- [PROBLEM TO SOLVE]:
Reproduce the listing exactly and skip over any pictures.

────────────────

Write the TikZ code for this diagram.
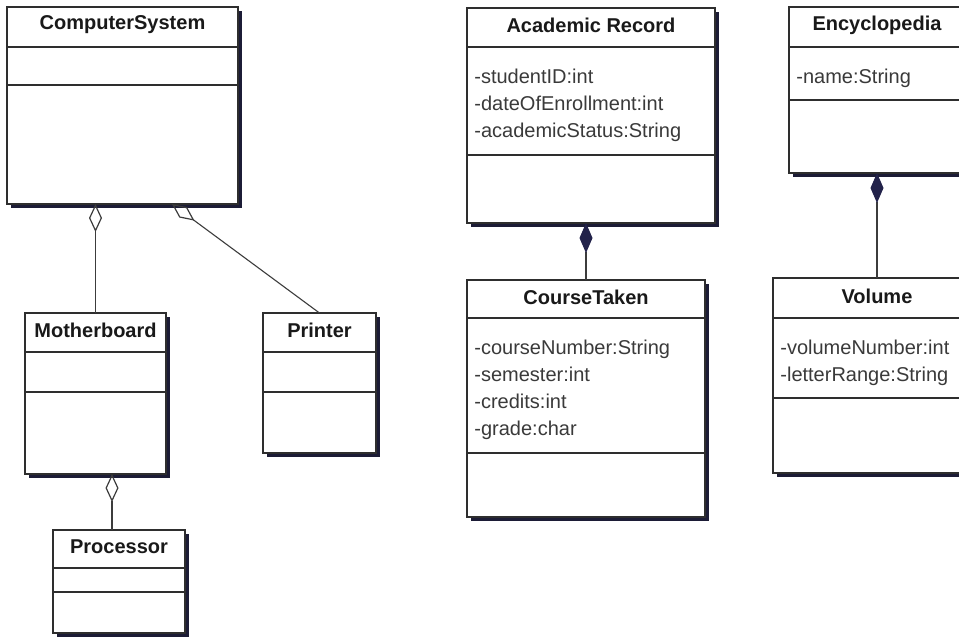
\documentclass[tikz,border=0pt]{standalone}
\usepackage{fontspec}
\setmainfont{Liberation Sans}
\usetikzlibrary{arrows.meta,fit,calc}

\definecolor{framec}{HTML}{2E2E2E}
\definecolor{shadec}{HTML}{1C1C36}
\definecolor{attrc}{HTML}{3A3A3A}
\definecolor{linkc}{HTML}{3C3C3C}
\definecolor{solidc}{HTML}{22224A}

\tikzset{
  classframe/.style={draw=framec, line width=0.8pt, fill=white, inner sep=0pt, outer sep=0pt},
  divider/.style={draw=framec, line width=0.8pt},
  classshadow/.style={fill=shadec},
  classtitle/.style={font=\bfseries\fontsize{10}{12}\selectfont, text=black!90, inner sep=0pt},
  classattr/.style={font=\fontsize{10}{13.5}\selectfont, text=attrc, align=left,
    inner sep=0pt, anchor=north west},
  aggregation/.style={draw=linkc, line width=0.55pt,
    -{Diamond[open, length=14pt, width=6.5pt, line width=0.6pt]}},
  composition/.style={draw=linkc, line width=0.55pt,
    -{Diamond[length=15pt, width=6.5pt, fill=solidc, color=solidc]}},
}

% #1 name, #2 left, #3 top, #4 right, #5 bottom,
% #6 first divider, #7 second divider, #8 class name, #9 attributes
% The strut fixes the first attribute line: its baseline lies 9pt below the node top.
\newcommand\umlclass[9]{%
  \fill[classshadow] (#2+4,#3+4) rectangle (#4+4,#5+4);
  \node[classframe, fit={(#2,#3) (#4,#5)}] (#1) {};
  \draw[divider] (#2,#6) -- (#4,#6) (#2,#7) -- (#4,#7);
  \node[classtitle] (#1-title) at ({(#2+#4)/2},{(#3+#6)/2-2}) {#8};
  \if\relax\detokenize{#9}\relax\else
    \node[classattr] (#1-attrs) at (#2+7,#6+18) {\rule{0pt}{9pt}#9};
  \fi
}

\begin{document}
\begin{tikzpicture}[x=0.5pt, y=-0.5pt]
  \useasboundingbox (0,0) rectangle (959,639);
  \clip (0,0) rectangle (959,639);
  \fill[white] (0,0) rectangle (959,639);

  % computer system and its parts
  \umlclass{cs}{7}{7}{238}{204}{47}{85}{ComputerSystem}{}
  \umlclass{mb}{25}{313}{166}{474}{352}{392}{Motherboard}{}
  \umlclass{pr}{263}{313}{376}{453}{352}{392}{Printer}{}
  \umlclass{pc}{53}{530}{185}{633}{568}{592}{Processor}{}

  % academic record
  \umlclass{ar}{467}{8}{715}{223}{47}{155}{Academic Record}
    {-studentID:int\\-dateOfEnrollment:int\\-academicStatus:String}
  \umlclass{ct}{467}{280}{705}{517}{318}{453}{CourseTaken}
    {-courseNumber:String\\-semester:int\\-credits:int\\-grade:char}

  % encyclopedia
  \umlclass{en}{789}{7}{965}{173}{47}{100}{Encyclopedia}{-name:String}
  \umlclass{vo}{773}{278}{981}{473}{318}{398}{Volume}
    {-volumeNumber:int\\-letterRange:String}

  % aggregations
  \draw[aggregation] (mb.north) -- (mb.north |- cs.south);
  \coordinate (cs-pr) at ($(cs.south west)!0.714!(cs.south east)$);
  \draw[aggregation] (pr.north) -- (cs-pr);
  \coordinate (pc-mb) at ($(pc.north west)!0.447!(pc.north east)$);
  \draw[aggregation] (pc-mb) -- (pc-mb |- mb.south);

  % compositions
  \draw[composition] (ct.north) -- (ct.north |- ar.south);
  \draw[composition] (vo.north) -- (vo.north |- en.south);
\end{tikzpicture}
\end{document}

────────────────

- [WRITTEN SOLUTION]:
Write the TikZ code for this diagram.
\documentclass[tikz,border=0pt]{standalone}
\usepackage{fontspec}
\setmainfont{Liberation Sans}
\usetikzlibrary{arrows.meta,fit,calc}

\definecolor{framec}{HTML}{2E2E2E}
\definecolor{shadec}{HTML}{1C1C36}
\definecolor{attrc}{HTML}{3A3A3A}
\definecolor{linkc}{HTML}{3C3C3C}
\definecolor{solidc}{HTML}{22224A}

\tikzset{
  classframe/.style={draw=framec, line width=0.8pt, fill=white, inner sep=0pt, outer sep=0pt},
  divider/.style={draw=framec, line width=0.8pt},
  classshadow/.style={fill=shadec},
  classtitle/.style={font=\bfseries\fontsize{10}{12}\selectfont, text=black!90, inner sep=0pt},
  classattr/.style={font=\fontsize{10}{13.5}\selectfont, text=attrc, align=left,
    inner sep=0pt, anchor=north west},
  aggregation/.style={draw=linkc, line width=0.55pt,
    -{Diamond[open, length=14pt, width=6.5pt, line width=0.6pt]}},
  composition/.style={draw=linkc, line width=0.55pt,
    -{Diamond[length=15pt, width=6.5pt, fill=solidc, color=solidc]}},
}

% #1 name, #2 left, #3 top, #4 right, #5 bottom,
% #6 first divider, #7 second divider, #8 class name, #9 attributes
% The strut fixes the first attribute line: its baseline lies 9pt below the node top.
\newcommand\umlclass[9]{%
  \fill[classshadow] (#2+4,#3+4) rectangle (#4+4,#5+4);
  \node[classframe, fit={(#2,#3) (#4,#5)}] (#1) {};
  \draw[divider] (#2,#6) -- (#4,#6) (#2,#7) -- (#4,#7);
  \node[classtitle] (#1-title) at ({(#2+#4)/2},{(#3+#6)/2-2}) {#8};
  \if\relax\detokenize{#9}\relax\else
    \node[classattr] (#1-attrs) at (#2+7,#6+18) {\rule{0pt}{9pt}#9};
  \fi
}

\begin{document}
\begin{tikzpicture}[x=0.5pt, y=-0.5pt]
  \useasboundingbox (0,0) rectangle (959,639);
  \clip (0,0) rectangle (959,639);
  \fill[white] (0,0) rectangle (959,639);

  % computer system and its parts
  \umlclass{cs}{7}{7}{238}{204}{47}{85}{ComputerSystem}{}
  \umlclass{mb}{25}{313}{166}{474}{352}{392}{Motherboard}{}
  \umlclass{pr}{263}{313}{376}{453}{352}{392}{Printer}{}
  \umlclass{pc}{53}{530}{185}{633}{568}{592}{Processor}{}

  % academic record
  \umlclass{ar}{467}{8}{715}{223}{47}{155}{Academic Record}
    {-studentID:int\\-dateOfEnrollment:int\\-academicStatus:String}
  \umlclass{ct}{467}{280}{705}{517}{318}{453}{CourseTaken}
    {-courseNumber:String\\-semester:int\\-credits:int\\-grade:char}

  % encyclopedia
  \umlclass{en}{789}{7}{965}{173}{47}{100}{Encyclopedia}{-name:String}
  \umlclass{vo}{773}{278}{981}{473}{318}{398}{Volume}
    {-volumeNumber:int\\-letterRange:String}

  % aggregations
  \draw[aggregation] (mb.north) -- (mb.north |- cs.south);
  \coordinate (cs-pr) at ($(cs.south west)!0.714!(cs.south east)$);
  \draw[aggregation] (pr.north) -- (cs-pr);
  \coordinate (pc-mb) at ($(pc.north west)!0.447!(pc.north east)$);
  \draw[aggregation] (pc-mb) -- (pc-mb |- mb.south);

  % compositions
  \draw[composition] (ct.north) -- (ct.north |- ar.south);
  \draw[composition] (vo.north) -- (vo.north |- en.south);
\end{tikzpicture}
\end{document}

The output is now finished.